Cette thématique de l’enfermement telle que mise en place par la réalisation était en fait déjà à l’œuvre au début du film. La première apparition de Romek se fait à l’écran tandis que des ouvriers derrière lui transportent un miroir. Son reflet est saisi plusieurs fois par l’objet : le personnage apparaît et disparaît jusqu’à ne plus exister que dans la glace. Dès son entrée dans le théâtre, Romek ne s’appartient plus. L’ouverture et la scène finale du Personnel contrastent nettement d’avec la mise en scène du reste du film à la caméra plus mobile, sur le vif, saisissant davantage les évènements sur un mode documentaire. Début et fin montrent une mise en scène qui se complexifie chez Kieślowski qui s’ouvre au symbolique et ne se contente plus de transmettre directement la réalité, mais tente au contraire de la raconter par les moyens du cinéma. Par deux fois, le personnage se retrouve étouffé dans le cadre, littéralement ceinturé par lui, sans possibilité de s’en échapper, un motif que l’on retrouvera fréquemment dans les films postérieurs de Kieślowski (7).

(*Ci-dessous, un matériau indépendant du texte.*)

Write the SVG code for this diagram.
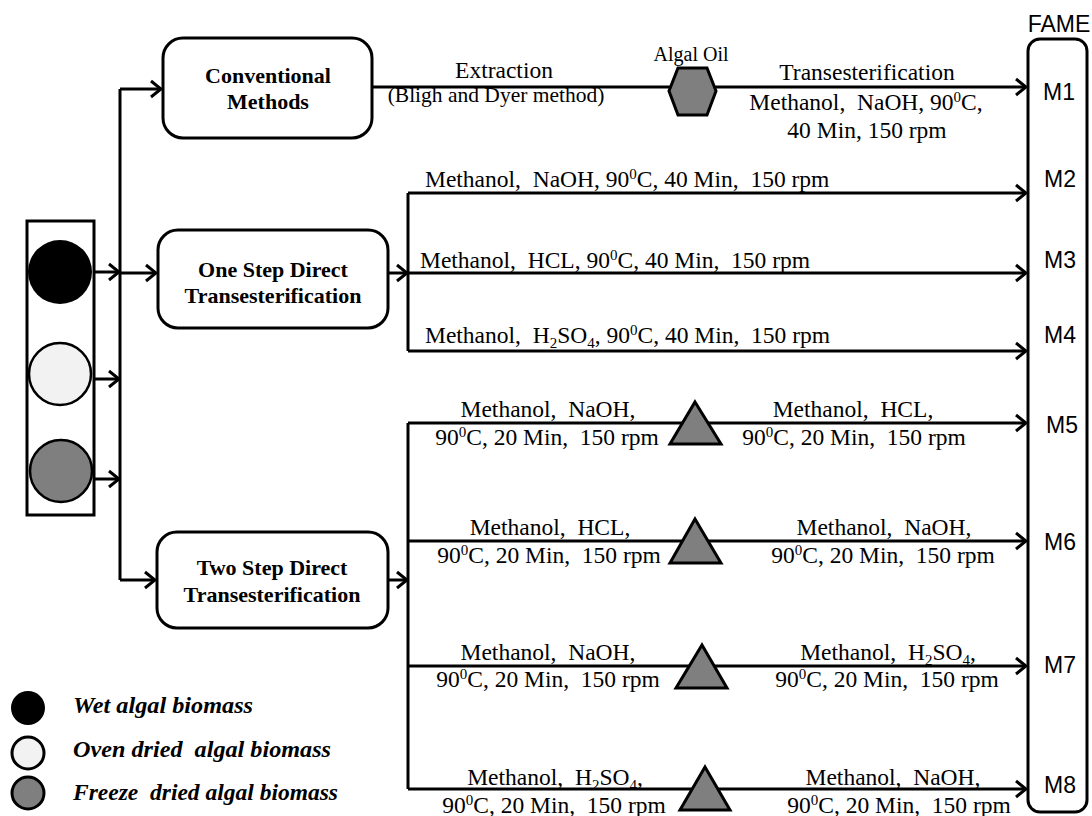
<svg xmlns="http://www.w3.org/2000/svg" width="1092" height="816" viewBox="0 0 1092 816">
<defs>
<style>
.t{font-family:"Liberation Serif","Times New Roman",serif;font-size:23.5px;fill:#000;white-space:pre}
.c{text-anchor:middle}
.b{font-family:"Liberation Serif","Times New Roman",serif;font-weight:bold;font-size:22px;text-anchor:middle;fill:#000}
.lg{font-family:"Liberation Serif","Times New Roman",serif;font-weight:bold;font-style:italic;font-size:23px;fill:#000;white-space:pre}
.s{font-family:"Liberation Sans",Arial,sans-serif;font-size:23px;text-anchor:middle;fill:#000}
.sm{font-size:20px}
.sup{font-size:15px}
.sub{font-size:15px}
.ln{stroke:#000;stroke-width:3;fill:none}
.box{fill:#fff;stroke:#000;stroke-width:3}
.tri{fill:#7f7f7f;stroke:#000;stroke-width:3;stroke-linejoin:miter}
</style>
<marker id="ah" markerUnits="userSpaceOnUse" viewBox="0 0 14 20" refX="12" refY="10" markerWidth="14" markerHeight="20" orient="auto">
<path d="M2,2 L12,10 L2,18" fill="none" stroke="#000" stroke-width="3"/>
</marker>
</defs>
<rect width="1092" height="816" fill="#fff"/>

<g id="connectors">
<path class="ln" d="M120,89 V580"/>
<path class="ln" d="M92,272 H119" marker-end="url(#ah)"/>
<path class="ln" d="M92,379 H119" marker-end="url(#ah)"/>
<path class="ln" d="M92,479 H119" marker-end="url(#ah)"/>
<path class="ln" d="M120,89 H161" marker-end="url(#ah)"/>
<path class="ln" d="M120,273 H156" marker-end="url(#ah)"/>
<path class="ln" d="M120,580 H155" marker-end="url(#ah)"/>
<path class="ln" d="M372,87 H1026" marker-end="url(#ah)"/>
<path class="ln" d="M388,273 H407" marker-end="url(#ah)"/>
<path class="ln" d="M408,193 V351"/>
<path class="ln" d="M408,193 H1026" marker-end="url(#ah)"/>
<path class="ln" d="M408,273 H1026" marker-end="url(#ah)"/>
<path class="ln" d="M408,351 H1026" marker-end="url(#ah)"/>
<path class="ln" d="M388,580 H407" marker-end="url(#ah)"/>
<path class="ln" d="M408,423 V789"/>
<path class="ln" d="M408,423 H1026" marker-end="url(#ah)"/>
<path class="ln" d="M408,541 H1026" marker-end="url(#ah)"/>
<path class="ln" d="M408,666 H1026" marker-end="url(#ah)"/>
<path class="ln" d="M408,789 H1026" marker-end="url(#ah)"/>
</g>

<g id="biomass">
<rect x="27" y="221" width="67" height="294" fill="#fff" stroke="#000" stroke-width="3"/>
<circle cx="60" cy="272" r="32" fill="#000"/>
<circle cx="60" cy="374" r="31" fill="#f2f2f2" stroke="#000" stroke-width="2.5"/>
<circle cx="61" cy="471" r="31" fill="#7f7f7f" stroke="#000" stroke-width="2.5"/>
</g>

<g id="conventional">
<rect class="box" x="163" y="38" width="209" height="100" rx="20"/>
<text class="b" x="268" y="83">Conventional</text>
<text class="b" x="268" y="109">Methods</text>
</g>

<g id="onestep">
<rect class="box" x="158" y="230" width="230" height="98" rx="20"/>
<text class="b" x="273" y="277">One Step Direct</text>
<text class="b" x="273" y="303">Transesterification</text>
</g>

<g id="twostep">
<rect class="box" x="157" y="532" width="231" height="96" rx="20"/>
<text class="b" x="272" y="575">Two Step Direct</text>
<text class="b" x="272" y="602">Transesterification</text>
</g>

<g id="algal-oil">
<polygon class="tri" points="678,68 707,68 716,91 707,115 678,115 669,91"/>
<text class="t c sm" x="691" y="61">Algal Oil</text>
</g>

<g id="labels-m1">
<text class="t c" x="504" y="78">Extraction</text>
<text class="t c" x="496" y="102" style="font-size:21.5px">(Bligh and Dyer method)</text>
<text class="t c" x="867" y="80">Transesterification</text>
<text class="t c" x="866" y="110">Methanol,  NaOH, 90<tspan class="sup" dy="-8">0</tspan><tspan dy="8">C,</tspan></text>
<text class="t c" x="867" y="138">40 Min, 150 rpm</text>
</g>

<g id="labels-onestep">
<text class="t" x="425" y="187">Methanol,  NaOH, 90<tspan class="sup" dy="-8">0</tspan><tspan dy="8">C, 40 Min,  150 rpm</tspan></text>
<text class="t" x="420" y="268">Methanol,  HCL, 90<tspan class="sup" dy="-8">0</tspan><tspan dy="8">C, 40 Min,  150 rpm</tspan></text>
<text class="t" x="425" y="343">Methanol,  H<tspan class="sub" dy="5">2</tspan><tspan dy="-5">SO</tspan><tspan class="sub" dy="5">4</tspan><tspan dy="-5">, 90</tspan><tspan class="sup" dy="-8">0</tspan><tspan dy="8">C, 40 Min,  150 rpm</tspan></text>
</g>

<g id="intermediate-m5"><polygon class="tri" points="695,402 721,444 670,444"/></g>
<g id="intermediate-m6"><polygon class="tri" points="695,519 721,563 670,563"/></g>
<g id="intermediate-m7"><polygon class="tri" points="702,645 727,688 676,688"/></g>
<g id="intermediate-m8"><polygon class="tri" points="705,767 730,810 680,810"/></g>

<g id="labels-twostep">
<text class="t c" x="548" y="417">Methanol,  NaOH,</text>
<text class="t c" x="547" y="445">90<tspan class="sup" dy="-8">0</tspan><tspan dy="8">C, 20 Min,  150 rpm</tspan></text>
<text class="t c" x="853" y="417">Methanol,  HCL,</text>
<text class="t c" x="854" y="445">90<tspan class="sup" dy="-8">0</tspan><tspan dy="8">C, 20 Min,  150 rpm</tspan></text>

<text class="t c" x="550" y="535">Methanol,  HCL,</text>
<text class="t c" x="549" y="563">90<tspan class="sup" dy="-8">0</tspan><tspan dy="8">C, 20 Min,  150 rpm</tspan></text>
<text class="t c" x="884" y="535">Methanol,  NaOH,</text>
<text class="t c" x="883" y="563">90<tspan class="sup" dy="-8">0</tspan><tspan dy="8">C, 20 Min,  150 rpm</tspan></text>

<text class="t c" x="548" y="660">Methanol,  NaOH,</text>
<text class="t c" x="548" y="687">90<tspan class="sup" dy="-8">0</tspan><tspan dy="8">C, 20 Min,  150 rpm</tspan></text>
<text class="t c" x="888" y="660">Methanol,  H<tspan class="sub" dy="5">2</tspan><tspan dy="-5">SO</tspan><tspan class="sub" dy="5">4</tspan><tspan dy="-5">,</tspan></text>
<text class="t c" x="887" y="687">90<tspan class="sup" dy="-8">0</tspan><tspan dy="8">C, 20 Min,  150 rpm</tspan></text>

<text class="t c" x="555" y="785">Methanol,  H<tspan class="sub" dy="5">2</tspan><tspan dy="-5">SO</tspan><tspan class="sub" dy="5">4</tspan><tspan dy="-5">,</tspan></text>
<text class="t c" x="554" y="813">90<tspan class="sup" dy="-8">0</tspan><tspan dy="8">C, 20 Min,  150 rpm</tspan></text>
<text class="t c" x="893" y="785">Methanol,  NaOH,</text>
<text class="t c" x="899" y="813">90<tspan class="sup" dy="-8">0</tspan><tspan dy="8">C, 20 Min,  150 rpm</tspan></text>
</g>

<g id="fame">
<text class="s" x="1059" y="32">FAME</text>
<rect class="box" x="1028" y="39" width="59" height="773" rx="12"/>
<text class="s" x="1059" y="100">M1</text>
<text class="s" x="1060" y="187">M2</text>
<text class="s" x="1060" y="268">M3</text>
<text class="s" x="1060" y="343">M4</text>
<text class="s" x="1062" y="433">M5</text>
<text class="s" x="1060" y="550">M6</text>
<text class="s" x="1060" y="673">M7</text>
<text class="s" x="1060" y="793">M8</text>
</g>

<g id="legend">
<circle cx="28" cy="708" r="17" fill="#000"/>
<circle cx="28" cy="753" r="16" fill="#f2f2f2" stroke="#000" stroke-width="3"/>
<circle cx="28" cy="793" r="16" fill="#7f7f7f" stroke="#000" stroke-width="3"/>
<text class="lg" x="73" y="713" textLength="180" lengthAdjust="spacingAndGlyphs">Wet algal biomass</text>
<text class="lg" x="73" y="757" textLength="258" lengthAdjust="spacingAndGlyphs">Oven dried  algal biomass</text>
<text class="lg" x="73" y="800" textLength="265" lengthAdjust="spacingAndGlyphs">Freeze  dried algal biomass</text>
</g>
</svg>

Souvent déconsidéré par son auteur, comme ses films suivants (8), Le Personnel ne démérite pas la comparaison avec les chefs-d’œuvre à venir et semble même à bien des égards parfois plus abouti que les fictions suivantes. Il porte en lui les grandes orientations de la carrière de Kieślowski. Comme souvent chez le réalisateur, le choix pour les personnages n’est qu’illusoire et contraint. Il n’est en aucun cas le moyen d’une libération. À la fin du Personnel, ne reste plus alors à Romek qu’à choisir quel rôle il va jouer : le relais de la direction qui lui assure sa place au théâtre ou l’ami fidèle qui fait une croix sur sa carrière. Le film ne donne pas la réponse et laisse son personnage hésitant devant sa feuille blanche à mesure que le générique de fin défile. Ici, peu importe son choix, Romek commence à peine sa vie et est déjà brisé.
(1) Alain Martin, Krzysztof Kieślowski, l’autre regard, Paris, IrenKa, 2010, p.77.

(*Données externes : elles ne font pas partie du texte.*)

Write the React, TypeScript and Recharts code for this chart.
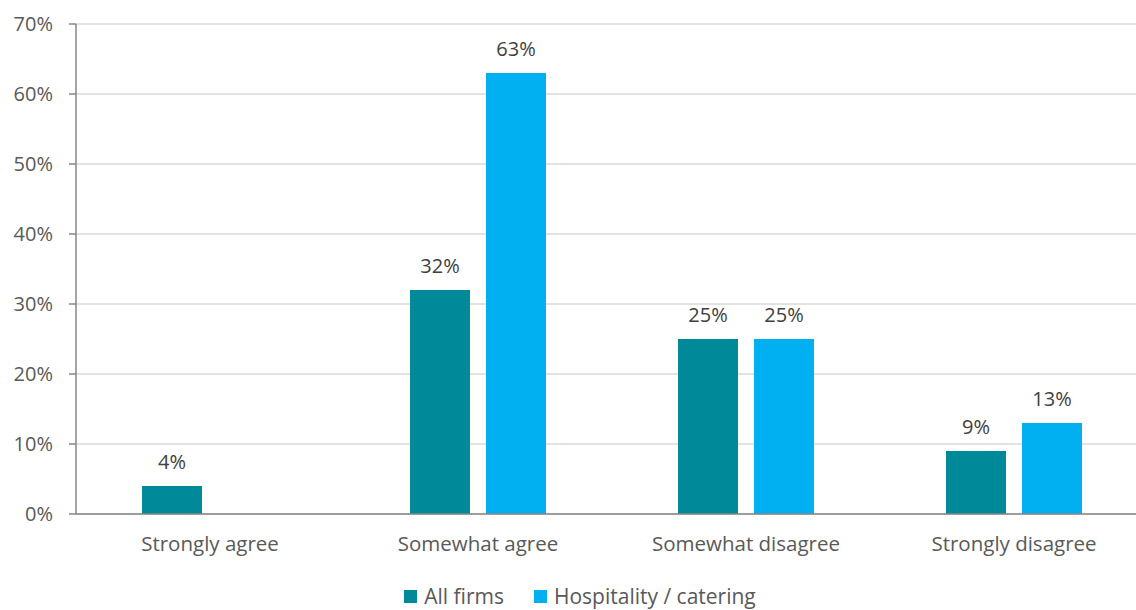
import { BarChart, Bar, XAxis, YAxis, CartesianGrid, LabelList, Legend } from 'recharts'

const categories = ['Strongly agree', 'Somewhat agree', 'Somewhat disagree', 'Strongly disagree']
const allFirms = [4, 32, 25, 9]
const hospitality: (number | null)[] = [null, 63, 25, 13]
const yTicks = [0, 10, 20, 30, 40, 50, 60, 70]
const boundaryTicks = [0, 1, 2, 3, 4]

const data = categories.map((name, i) => ({
  name,
  all: allFirms[i],
  hosp: hospitality[i],
}))

const FONT = '"Open Sans", sans-serif'
const TEXT = '#595959'
const AXIS = '#868686'

const pct = (v: unknown) => (v == null ? '' : `${v}%`)

type LegendItem = { value?: string; color?: string }

const LegendRow = ({ payload }: { payload?: LegendItem[] }) => (
  <div style={{ display: 'flex', justifyContent: 'center', gap: 30, paddingTop: 18, paddingLeft: 12 }}>
    {(payload ?? []).map((p) => (
      <div key={p.value} style={{ display: 'flex', alignItems: 'center', gap: 7 }}>
        <span style={{ width: 13, height: 13, background: p.color, display: 'inline-block' }} />
        <span style={{ color: TEXT, fontSize: 21, lineHeight: '24px' }}>{p.value}</span>
      </div>
    ))}
  </div>
)

export default function App() {
  return (
    <div style={{ position: 'fixed', left: 0, top: 0, width: 1136, height: 610, overflow: 'hidden', background: '#fff' }}>
      <BarChart
        width={1150}
        height={610}
        data={data}
        margin={{ top: 24, right: 2, left: 0, bottom: 0 }}
        barSize={60}
        barGap={16}
        style={{ fontFamily: FONT }}
      >
        <CartesianGrid vertical={false} stroke="#d9d9d9" strokeWidth={1.5} />
        <XAxis
          dataKey="name"
          xAxisId="cat"
          tickLine={false}
          axisLine={{ stroke: AXIS, strokeWidth: 1.5 }}
          tick={{ fill: TEXT, fontSize: 20.5 }}
          tickMargin={16}
          height={52}
        />
        {/* tick marks between categories */}
        <XAxis
          xAxisId="edges"
          type="number"
          domain={[0, 4]}
          ticks={boundaryTicks}
          axisLine={false}
          tick={false}
          tickLine={{ stroke: AXIS, strokeWidth: 1.5 }}
          tickSize={7}
          height={0}
        />
        <YAxis
          width={76}
          domain={[0, 70]}
          ticks={yTicks}
          tickFormatter={pct}
          axisLine={{ stroke: AXIS, strokeWidth: 1.5 }}
          tickLine={{ stroke: AXIS, strokeWidth: 1.5 }}
          tickSize={7}
          tickMargin={16}
          tick={{ fill: TEXT, fontSize: 20 }}
        />
        <Legend verticalAlign="bottom" height={44} content={<LegendRow />} />
        <Bar dataKey="all" name="All firms" xAxisId="cat" fill="#008a99" isAnimationActive={false}>
          <LabelList dataKey="all" position="top" offset={17} formatter={pct} fill="#404040" fontSize={20} />
        </Bar>
        <Bar dataKey="hosp" name="Hospitality / catering" xAxisId="cat" fill="#00b0f0" isAnimationActive={false}>
          <LabelList dataKey="hosp" position="top" offset={17} formatter={pct} fill="#404040" fontSize={20} />
        </Bar>
      </BarChart>
    </div>
  )
}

(2) Andrzej Jurga : « Il a renoncé à continuer la réalisation du film Premier amour au moment où il s’est rendu compte que la vie et la relation du couple des protagonistes était en train de changer à cause du tournage. », ibid., p.104.
(3) Krzysztof Kieślowski, Le Cinéma et moi, Lausanne, Les Éditions noir sur blanc, 2006, p.103.
(4) Mécontent des rushes, Kieślowski retourne la quasi-totalité du film lors de la dernière nuit de tournage, ibid., pp.109-110.
(5) Ibid., pp.109-110.
(6) Ibid., p.110.
(7) Voir ce qu’écrit à ce propos Vincent Amiel à propos du Hasard (1981) et du Décalogue (1988) dans Kieślowski, Paris, Éditions Payot & Rivages, 1995, p.80.
(8) « J’ai très rapidement compris que je tournais une histoire médiocre, mal conçue du début à la fin. », Krzysztof Kieślowski, opcit., p.107.